Kids can't be "taught" language. It just happens. In fact, the only way to prevent a human from not having the cognitive ability to acquire the basics of language is to isolate them from human contact until the age of twelve. After seven they'll be hindered, but can still learn it.

So putting a timeframe on the cognitive development of children in their acquisition of language abilities like reading is as stupid as expecting them to speak at a certain age.



Fostering a love of reading isn't the same as teaching them to read. They could have bought you the entire New York Public Library and you wouldn't be able to read any better at two years old than if they didn't give you a single book at all.

We're talking about cognitive processes, not developing a lifestyle.

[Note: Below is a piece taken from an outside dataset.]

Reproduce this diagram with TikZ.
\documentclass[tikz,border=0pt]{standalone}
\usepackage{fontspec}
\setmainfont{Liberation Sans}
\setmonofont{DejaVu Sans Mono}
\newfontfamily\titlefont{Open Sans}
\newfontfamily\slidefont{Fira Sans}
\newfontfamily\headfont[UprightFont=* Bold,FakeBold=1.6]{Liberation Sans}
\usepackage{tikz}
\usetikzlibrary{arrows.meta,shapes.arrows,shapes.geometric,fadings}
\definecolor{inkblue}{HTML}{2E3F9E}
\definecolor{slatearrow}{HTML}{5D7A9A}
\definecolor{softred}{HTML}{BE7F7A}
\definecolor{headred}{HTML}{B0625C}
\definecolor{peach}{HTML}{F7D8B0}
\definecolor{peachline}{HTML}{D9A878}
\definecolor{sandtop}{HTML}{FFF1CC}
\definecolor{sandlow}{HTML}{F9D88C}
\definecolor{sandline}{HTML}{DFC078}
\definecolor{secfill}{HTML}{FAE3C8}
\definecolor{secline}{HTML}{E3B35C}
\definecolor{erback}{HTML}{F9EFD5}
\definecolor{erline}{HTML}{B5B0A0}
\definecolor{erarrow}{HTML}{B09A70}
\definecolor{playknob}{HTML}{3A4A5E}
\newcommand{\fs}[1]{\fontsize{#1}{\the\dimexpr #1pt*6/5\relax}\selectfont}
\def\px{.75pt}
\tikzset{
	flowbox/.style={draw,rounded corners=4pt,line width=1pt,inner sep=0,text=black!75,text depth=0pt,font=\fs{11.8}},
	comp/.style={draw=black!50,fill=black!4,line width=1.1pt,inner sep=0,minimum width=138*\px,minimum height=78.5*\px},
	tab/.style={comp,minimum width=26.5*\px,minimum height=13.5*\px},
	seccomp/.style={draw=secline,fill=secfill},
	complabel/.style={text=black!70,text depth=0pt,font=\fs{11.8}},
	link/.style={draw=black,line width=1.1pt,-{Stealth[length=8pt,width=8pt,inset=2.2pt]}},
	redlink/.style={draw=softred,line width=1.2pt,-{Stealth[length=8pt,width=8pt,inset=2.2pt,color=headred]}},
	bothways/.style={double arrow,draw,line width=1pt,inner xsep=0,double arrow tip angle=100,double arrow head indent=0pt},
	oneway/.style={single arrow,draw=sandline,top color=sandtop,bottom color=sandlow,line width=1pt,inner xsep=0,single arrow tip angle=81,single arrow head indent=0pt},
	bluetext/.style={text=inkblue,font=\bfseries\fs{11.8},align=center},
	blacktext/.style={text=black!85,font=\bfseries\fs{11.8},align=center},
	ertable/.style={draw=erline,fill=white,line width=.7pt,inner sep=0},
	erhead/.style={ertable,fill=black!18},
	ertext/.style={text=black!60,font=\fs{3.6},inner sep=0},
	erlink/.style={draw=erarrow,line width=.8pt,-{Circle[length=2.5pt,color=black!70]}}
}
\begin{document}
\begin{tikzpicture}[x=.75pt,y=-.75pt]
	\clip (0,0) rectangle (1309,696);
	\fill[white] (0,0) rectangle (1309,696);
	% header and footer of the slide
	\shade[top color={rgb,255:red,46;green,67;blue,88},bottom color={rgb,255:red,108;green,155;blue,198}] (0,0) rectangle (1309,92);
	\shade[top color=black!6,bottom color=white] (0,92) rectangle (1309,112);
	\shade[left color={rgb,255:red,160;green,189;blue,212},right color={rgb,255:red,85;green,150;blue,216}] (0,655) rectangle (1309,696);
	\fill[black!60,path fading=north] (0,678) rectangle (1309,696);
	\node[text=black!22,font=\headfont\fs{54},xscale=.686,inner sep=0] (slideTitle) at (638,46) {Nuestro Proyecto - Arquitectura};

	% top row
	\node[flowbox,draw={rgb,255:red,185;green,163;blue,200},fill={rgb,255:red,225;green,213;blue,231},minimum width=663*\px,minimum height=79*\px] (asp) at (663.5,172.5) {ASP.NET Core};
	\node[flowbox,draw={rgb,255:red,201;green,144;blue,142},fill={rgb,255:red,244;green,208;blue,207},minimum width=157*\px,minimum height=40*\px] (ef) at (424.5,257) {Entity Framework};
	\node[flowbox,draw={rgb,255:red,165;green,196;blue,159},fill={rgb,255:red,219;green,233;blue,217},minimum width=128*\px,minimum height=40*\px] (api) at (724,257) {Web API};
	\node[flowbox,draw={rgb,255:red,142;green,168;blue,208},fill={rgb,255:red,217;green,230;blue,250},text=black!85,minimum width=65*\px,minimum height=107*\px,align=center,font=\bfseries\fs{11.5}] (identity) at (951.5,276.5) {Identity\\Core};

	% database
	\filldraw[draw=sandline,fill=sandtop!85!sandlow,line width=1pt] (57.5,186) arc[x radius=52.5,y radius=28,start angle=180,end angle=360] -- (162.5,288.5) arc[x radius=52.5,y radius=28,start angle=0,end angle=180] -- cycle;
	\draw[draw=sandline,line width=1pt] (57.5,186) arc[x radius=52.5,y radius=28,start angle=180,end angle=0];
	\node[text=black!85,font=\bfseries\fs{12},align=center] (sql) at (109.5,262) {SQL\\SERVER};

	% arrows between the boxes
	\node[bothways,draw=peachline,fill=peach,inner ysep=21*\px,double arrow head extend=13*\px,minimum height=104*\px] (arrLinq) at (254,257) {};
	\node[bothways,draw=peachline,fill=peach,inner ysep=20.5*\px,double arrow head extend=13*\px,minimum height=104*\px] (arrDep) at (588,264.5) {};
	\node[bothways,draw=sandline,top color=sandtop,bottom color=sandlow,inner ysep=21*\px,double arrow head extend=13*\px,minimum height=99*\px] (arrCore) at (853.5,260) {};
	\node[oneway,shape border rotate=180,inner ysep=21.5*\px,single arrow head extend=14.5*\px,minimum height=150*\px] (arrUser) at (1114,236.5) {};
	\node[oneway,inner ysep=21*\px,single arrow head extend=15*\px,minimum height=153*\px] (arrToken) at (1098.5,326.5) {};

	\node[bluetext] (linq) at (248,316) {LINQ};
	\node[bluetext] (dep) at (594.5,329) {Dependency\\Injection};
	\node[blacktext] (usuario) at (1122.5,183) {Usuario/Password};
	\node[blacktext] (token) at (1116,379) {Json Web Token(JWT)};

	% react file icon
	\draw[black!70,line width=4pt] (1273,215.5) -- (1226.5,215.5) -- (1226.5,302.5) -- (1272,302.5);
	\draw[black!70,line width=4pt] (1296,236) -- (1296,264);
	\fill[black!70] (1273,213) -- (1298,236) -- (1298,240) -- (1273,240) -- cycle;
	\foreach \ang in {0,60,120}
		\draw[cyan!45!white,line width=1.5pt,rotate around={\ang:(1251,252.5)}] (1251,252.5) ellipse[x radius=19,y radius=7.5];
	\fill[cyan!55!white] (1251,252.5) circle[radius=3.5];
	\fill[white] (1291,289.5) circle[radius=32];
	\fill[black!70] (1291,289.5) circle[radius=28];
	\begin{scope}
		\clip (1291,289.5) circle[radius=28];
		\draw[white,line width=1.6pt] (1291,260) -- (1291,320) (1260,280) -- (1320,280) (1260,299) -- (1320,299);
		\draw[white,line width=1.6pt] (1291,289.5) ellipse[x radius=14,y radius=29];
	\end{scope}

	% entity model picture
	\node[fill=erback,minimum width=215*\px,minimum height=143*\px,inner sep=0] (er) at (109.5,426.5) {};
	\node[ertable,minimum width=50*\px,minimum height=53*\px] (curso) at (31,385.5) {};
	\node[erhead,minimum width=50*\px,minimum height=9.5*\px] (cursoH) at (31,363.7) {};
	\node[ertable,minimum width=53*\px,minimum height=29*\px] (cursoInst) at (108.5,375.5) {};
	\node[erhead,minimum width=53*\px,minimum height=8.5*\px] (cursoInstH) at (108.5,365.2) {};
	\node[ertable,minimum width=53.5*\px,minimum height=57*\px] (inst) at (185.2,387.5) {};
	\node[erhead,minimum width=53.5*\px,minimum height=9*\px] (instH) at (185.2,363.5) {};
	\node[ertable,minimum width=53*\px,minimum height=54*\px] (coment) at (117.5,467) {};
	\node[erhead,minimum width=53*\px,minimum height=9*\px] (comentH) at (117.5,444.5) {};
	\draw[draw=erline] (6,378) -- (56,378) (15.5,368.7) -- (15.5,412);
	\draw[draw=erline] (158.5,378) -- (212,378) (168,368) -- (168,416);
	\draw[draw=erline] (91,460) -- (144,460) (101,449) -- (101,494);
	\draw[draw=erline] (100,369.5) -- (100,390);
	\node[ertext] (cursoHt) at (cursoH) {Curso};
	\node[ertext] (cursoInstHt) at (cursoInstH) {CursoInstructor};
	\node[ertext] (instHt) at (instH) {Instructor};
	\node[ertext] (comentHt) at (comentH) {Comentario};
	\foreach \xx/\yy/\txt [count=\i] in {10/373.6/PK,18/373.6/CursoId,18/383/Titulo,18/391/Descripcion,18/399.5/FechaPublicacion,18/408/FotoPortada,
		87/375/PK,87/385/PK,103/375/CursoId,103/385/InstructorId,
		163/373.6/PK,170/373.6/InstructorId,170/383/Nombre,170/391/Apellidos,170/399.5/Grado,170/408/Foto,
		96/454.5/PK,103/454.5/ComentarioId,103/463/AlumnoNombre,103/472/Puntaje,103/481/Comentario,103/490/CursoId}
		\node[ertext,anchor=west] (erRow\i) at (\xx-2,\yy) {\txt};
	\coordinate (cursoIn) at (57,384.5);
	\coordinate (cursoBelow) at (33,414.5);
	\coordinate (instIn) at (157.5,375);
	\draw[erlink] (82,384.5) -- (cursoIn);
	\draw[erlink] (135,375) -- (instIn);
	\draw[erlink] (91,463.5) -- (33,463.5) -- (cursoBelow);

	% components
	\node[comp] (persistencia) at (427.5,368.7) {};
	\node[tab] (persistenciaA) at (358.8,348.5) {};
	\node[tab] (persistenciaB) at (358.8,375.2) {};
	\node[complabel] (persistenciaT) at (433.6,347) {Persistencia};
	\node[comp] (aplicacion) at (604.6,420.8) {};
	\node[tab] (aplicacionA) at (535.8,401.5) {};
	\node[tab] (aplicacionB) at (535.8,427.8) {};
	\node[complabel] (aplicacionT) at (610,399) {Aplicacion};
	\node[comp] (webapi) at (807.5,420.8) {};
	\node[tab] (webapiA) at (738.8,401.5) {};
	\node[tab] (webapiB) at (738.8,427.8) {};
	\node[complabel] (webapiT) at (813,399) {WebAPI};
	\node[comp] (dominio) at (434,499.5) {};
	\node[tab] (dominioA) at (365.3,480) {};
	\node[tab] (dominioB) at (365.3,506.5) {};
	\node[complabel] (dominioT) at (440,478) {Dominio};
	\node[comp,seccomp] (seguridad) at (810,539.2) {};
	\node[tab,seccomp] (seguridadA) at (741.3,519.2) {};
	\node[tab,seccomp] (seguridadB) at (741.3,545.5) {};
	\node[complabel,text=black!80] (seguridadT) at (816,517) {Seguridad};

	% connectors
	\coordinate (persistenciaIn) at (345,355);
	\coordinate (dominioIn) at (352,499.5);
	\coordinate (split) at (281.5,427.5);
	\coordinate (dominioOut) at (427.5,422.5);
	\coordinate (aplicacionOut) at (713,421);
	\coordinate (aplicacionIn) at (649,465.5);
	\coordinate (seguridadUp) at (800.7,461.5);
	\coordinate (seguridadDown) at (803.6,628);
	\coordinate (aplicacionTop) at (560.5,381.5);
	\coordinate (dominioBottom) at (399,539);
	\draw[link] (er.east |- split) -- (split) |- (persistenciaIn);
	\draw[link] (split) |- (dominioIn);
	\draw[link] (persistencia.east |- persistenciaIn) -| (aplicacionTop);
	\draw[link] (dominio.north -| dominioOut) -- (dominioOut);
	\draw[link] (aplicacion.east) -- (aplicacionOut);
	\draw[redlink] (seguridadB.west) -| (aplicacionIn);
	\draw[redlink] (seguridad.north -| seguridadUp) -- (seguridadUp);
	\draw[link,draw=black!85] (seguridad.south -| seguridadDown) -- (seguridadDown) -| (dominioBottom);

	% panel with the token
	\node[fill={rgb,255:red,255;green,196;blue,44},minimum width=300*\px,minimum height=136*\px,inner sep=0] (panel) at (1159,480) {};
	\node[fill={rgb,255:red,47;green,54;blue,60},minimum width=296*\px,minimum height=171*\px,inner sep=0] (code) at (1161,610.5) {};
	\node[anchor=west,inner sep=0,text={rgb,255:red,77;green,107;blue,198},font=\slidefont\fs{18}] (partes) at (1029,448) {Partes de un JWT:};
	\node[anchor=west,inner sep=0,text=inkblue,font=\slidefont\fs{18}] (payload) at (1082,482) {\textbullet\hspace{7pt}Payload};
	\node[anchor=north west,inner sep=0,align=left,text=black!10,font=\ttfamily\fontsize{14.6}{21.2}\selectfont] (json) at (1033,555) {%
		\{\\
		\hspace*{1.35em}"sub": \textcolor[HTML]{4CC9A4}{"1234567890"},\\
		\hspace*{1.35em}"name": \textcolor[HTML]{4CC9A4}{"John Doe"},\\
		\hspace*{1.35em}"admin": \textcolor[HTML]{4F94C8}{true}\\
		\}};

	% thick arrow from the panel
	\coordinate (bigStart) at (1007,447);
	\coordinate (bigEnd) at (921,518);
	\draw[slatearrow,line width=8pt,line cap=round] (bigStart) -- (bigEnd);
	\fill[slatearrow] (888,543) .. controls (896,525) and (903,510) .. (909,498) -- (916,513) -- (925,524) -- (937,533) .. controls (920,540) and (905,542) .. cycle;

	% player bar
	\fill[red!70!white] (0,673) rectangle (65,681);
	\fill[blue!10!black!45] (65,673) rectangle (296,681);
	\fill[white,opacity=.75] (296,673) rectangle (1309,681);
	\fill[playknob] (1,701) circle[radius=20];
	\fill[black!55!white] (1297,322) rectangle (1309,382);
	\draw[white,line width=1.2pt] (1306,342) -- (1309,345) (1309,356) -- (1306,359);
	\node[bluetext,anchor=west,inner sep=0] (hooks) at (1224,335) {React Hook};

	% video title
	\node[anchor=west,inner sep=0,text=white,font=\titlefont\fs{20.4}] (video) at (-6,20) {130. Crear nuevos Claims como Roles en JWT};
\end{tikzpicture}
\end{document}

I wasn't completely disagreeing with you, I'm just saying it wasn't 100% correct and if you're gonna be a dick about it then forget it. I was talking about reading not spoken language which I also had delays in. but I was talking about reading. and I'm telling you that I was read aloud to every night from the time i was an infant til about 8 and it was not until i was taught how to sound out the words that i began to learn how to read. and there is actually method to reading and they have adult literacy classes, it takes adults longer but they can learn to read. phoneix is a god damn fucking method. my brother was also 10 all he did was sat with me one night it was a book about a kitten, and he showed me how to sound out the words, i knew the alphabet quite well but it had never occured to me to sound them out.